Renovating the exterior of the Tower of the Winds

A close up of the Tower of the Winds covered in scaffolding

After months of being cocooned in a specially designed octagonal scaffold structure, with a protective roof and weatherproof sheeting, the newly painted and restored Tower of the Winds has been unveiled.

As one of the most dominant and important monuments in Shugborough’s Grade 1 listed parkland, its conservation has been a priority for the Trust for some years. Paint analysis showed that a cocktail of limewash and oil-based paint was previously used which has resulted in the patchy exterior we see today.

The Tower of the Winds
Tower of the Winds, Shugborough, Staffordshire
The Tower of the Winds

In 2019, areas of the surface were cleaned off and new limewash paint samples were applied. Following that, we monitored these samples for 18 months to determine which sample performed best and is most suitable for re-painting the entire structure.

Thanks to a £70k grant from the Department for Culture, Media and Sport and over £30k of fundraising by the second-hand bookshop team, the exterior has now been carefully stripped of old paint layers using high pressure steam, re-rendered in places and repainted to reflect the original stone effect paintwork that it would have had when first built.

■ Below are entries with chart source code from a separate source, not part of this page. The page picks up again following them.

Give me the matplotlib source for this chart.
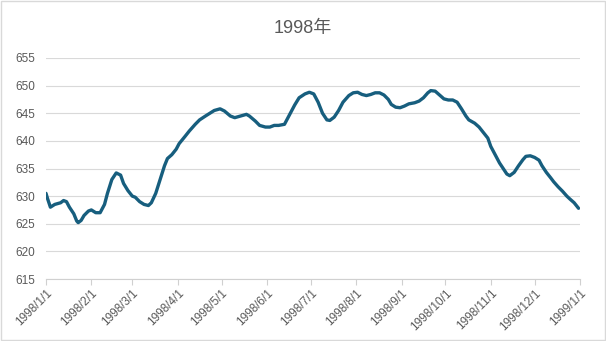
import matplotlib
matplotlib.use('Agg')

import matplotlib.pyplot as plt
import matplotlib.dates as mdates
import pandas as pd

plt.rcParams['font.family'] = ['Liberation Sans', 'Noto Sans CJK SC', 'DejaVu Sans']

# 1998 daily index, sampled every few days
dates = [
    '1998-01-01', '1998-01-02', '1998-01-04', '1998-01-07', '1998-01-11', '1998-01-13',
    '1998-01-15', '1998-01-17', '1998-01-20', '1998-01-22', '1998-01-23', '1998-01-25',
    '1998-01-27', '1998-01-30', '1998-02-01', '1998-02-04', '1998-02-07', '1998-02-10',
    '1998-02-12', '1998-02-15', '1998-02-18', '1998-02-21', '1998-02-23', '1998-02-26',
    '1998-03-01', '1998-03-03', '1998-03-06', '1998-03-09', '1998-03-12', '1998-03-14',
    '1998-03-17', '1998-03-20', '1998-03-23', '1998-03-25', '1998-03-28', '1998-03-31',
    '1998-04-02', '1998-04-06', '1998-04-09', '1998-04-13', '1998-04-16', '1998-04-20',
    '1998-04-23', '1998-04-26', '1998-04-30', '1998-05-03', '1998-05-07', '1998-05-10',
    '1998-05-14', '1998-05-18', '1998-05-20', '1998-05-24', '1998-05-27', '1998-05-31',
    '1998-06-03', '1998-06-06', '1998-06-09', '1998-06-13', '1998-06-16', '1998-06-20',
    '1998-06-23', '1998-06-27', '1998-06-30', '1998-07-03', '1998-07-06', '1998-07-09',
    '1998-07-12', '1998-07-14', '1998-07-17', '1998-07-20', '1998-07-23', '1998-07-27',
    '1998-07-30', '1998-08-02', '1998-08-05', '1998-08-08', '1998-08-11', '1998-08-14',
    '1998-08-17', '1998-08-20', '1998-08-23', '1998-08-25', '1998-08-28', '1998-08-31',
    '1998-09-03', '1998-09-06', '1998-09-10', '1998-09-13', '1998-09-16', '1998-09-19',
    '1998-09-21', '1998-09-24', '1998-09-27', '1998-09-30', '1998-10-03', '1998-10-06',
    '1998-10-09', '1998-10-12', '1998-10-15', '1998-10-17', '1998-10-21', '1998-10-24',
    '1998-10-27', '1998-10-30', '1998-11-01', '1998-11-04', '1998-11-07', '1998-11-10',
    '1998-11-12', '1998-11-14', '1998-11-17', '1998-11-20', '1998-11-23', '1998-11-25',
    '1998-11-28', '1998-12-01', '1998-12-04', '1998-12-06', '1998-12-09', '1998-12-12',
    '1998-12-14', '1998-12-17', '1998-12-20', '1998-12-23', '1998-12-25', '1998-12-28',
    '1998-12-31',
]
values = [
    630.5, 629.6, 628.0, 628.5, 628.8, 629.2,
    629.0, 628.0, 626.8, 625.5, 625.2, 625.6,
    626.5, 627.3, 627.5, 627.0, 627.0, 628.5,
    630.5, 633.0, 634.2, 633.8, 632.3, 631.0,
    630.0, 629.8, 629.0, 628.5, 628.3, 628.8,
    630.5, 633.0, 635.5, 636.8, 637.5, 638.5,
    639.5, 640.8, 641.8, 643.0, 643.8, 644.5,
    645.0, 645.5, 645.8, 645.4, 644.5, 644.2,
    644.5, 644.8, 644.5, 643.6, 642.8, 642.5,
    642.5, 642.8, 642.8, 643.0, 644.5, 646.5,
    647.8, 648.5, 648.8, 648.5, 647.0, 645.0,
    643.8, 643.7, 644.3, 645.5, 647.0, 648.2,
    648.7, 648.8, 648.4, 648.2, 648.4, 648.7,
    648.7, 648.3, 647.5, 646.6, 646.1, 646.0,
    646.3, 646.7, 646.9, 647.2, 647.8, 648.7,
    649.1, 649.0, 648.3, 647.6, 647.4, 647.4,
    647.0, 645.8, 644.5, 643.8, 643.2, 642.5,
    641.5, 640.5, 639.0, 637.5, 636.0, 634.8,
    634.0, 633.7, 634.3, 635.5, 636.6, 637.2,
    637.3, 637.0, 636.5, 635.5, 634.3, 633.3,
    632.6, 631.7, 630.9, 630.0, 629.5, 628.8,
    627.8,
]
month_ticks = pd.date_range('1998-01-01', '1999-01-01', freq='MS')
y_ticks = [615, 620, 625, 630, 635, 640, 645, 650, 655]

x = pd.to_datetime(dates)

fig = plt.figure(figsize=(6.06, 3.41), dpi=100)
ax = fig.add_axes([46 / 606, 1 - 279 / 341, 534 / 606, 221 / 341])

ax.plot(x, values, color='#175e7e', linewidth=2.4, solid_capstyle='round',
        solid_joinstyle='round', zorder=3)

ax.set_xlim(month_ticks[0], month_ticks[-1])
ax.set_ylim(615, 655)
ax.set_yticks(y_ticks)
ax.set_xticks(month_ticks)
ax.xaxis.set_major_formatter(mdates.DateFormatter('%Y/%-m/%-d'))

ax.grid(axis='y', color='#d9d9d9', linewidth=0.8)
ax.set_axisbelow(True)
for side in ['top', 'right', 'left']:
    ax.spines[side].set_visible(False)
ax.spines['bottom'].set_color('#d0d0d0')
ax.spines['bottom'].set_linewidth(0.8)

ax.tick_params(axis='y', length=0, pad=8, labelsize=8.5, labelcolor='#595959')
ax.tick_params(axis='x', length=4, color='#d0d0d0', width=0.8, pad=2,
               labelsize=8.5, labelcolor='#595959')
for lbl in ax.get_xticklabels():
    lbl.set_rotation(45)
    lbl.set_ha('right')
    lbl.set_rotation_mode('anchor')

fig.text(0.5, 1 - 28 / 341, '1998年', ha='center', va='center',
         fontsize=13, color='#595959')

# thin frame around the chart area
fig.patches.append(plt.Rectangle((0.001, 0.002), 0.997, 0.995, transform=fig.transFigure,
                                 fill=False, edgecolor='#d9d9d9', linewidth=1))

plt.savefig('out.png', dpi=100, facecolor='white')
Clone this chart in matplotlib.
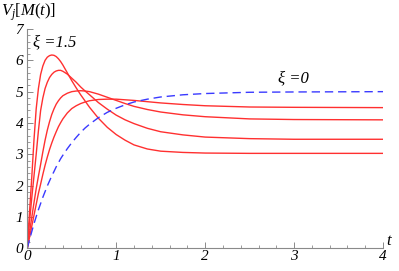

Over 250 metres of cracks have been filled and leadwork around the roof gulley’s and lionhead spouts carefully repaired and replaced where necessary. Whilst working on the roof the team found signatures left by the original lead workers in 1765 and from a team working on the building in 1956, as per tradition, the current team has also left their mark for future generations to discover. We also took the opportunity to repair and redecorate sections of the window joinery and doors.

" “It’s fantastic that we have been able to restore the exterior of this much-loved building. It has been an iconic feature in the parkland at Shugborough for centuries and we hope that the work we have carried out will ensure that it is safe for centuries to come”."
- Hayley Mival

Built in 1765 under the instruction of Thomas Anson and based on drawings made in Greece by his friend James Stewart, the Tower of the Winds would once have sat atop a small island in a large parkland lake with bridges leading from either side. Today it sits on a grassy mound overlooking the parkland and is a key building, walked past by all visitors to the estate.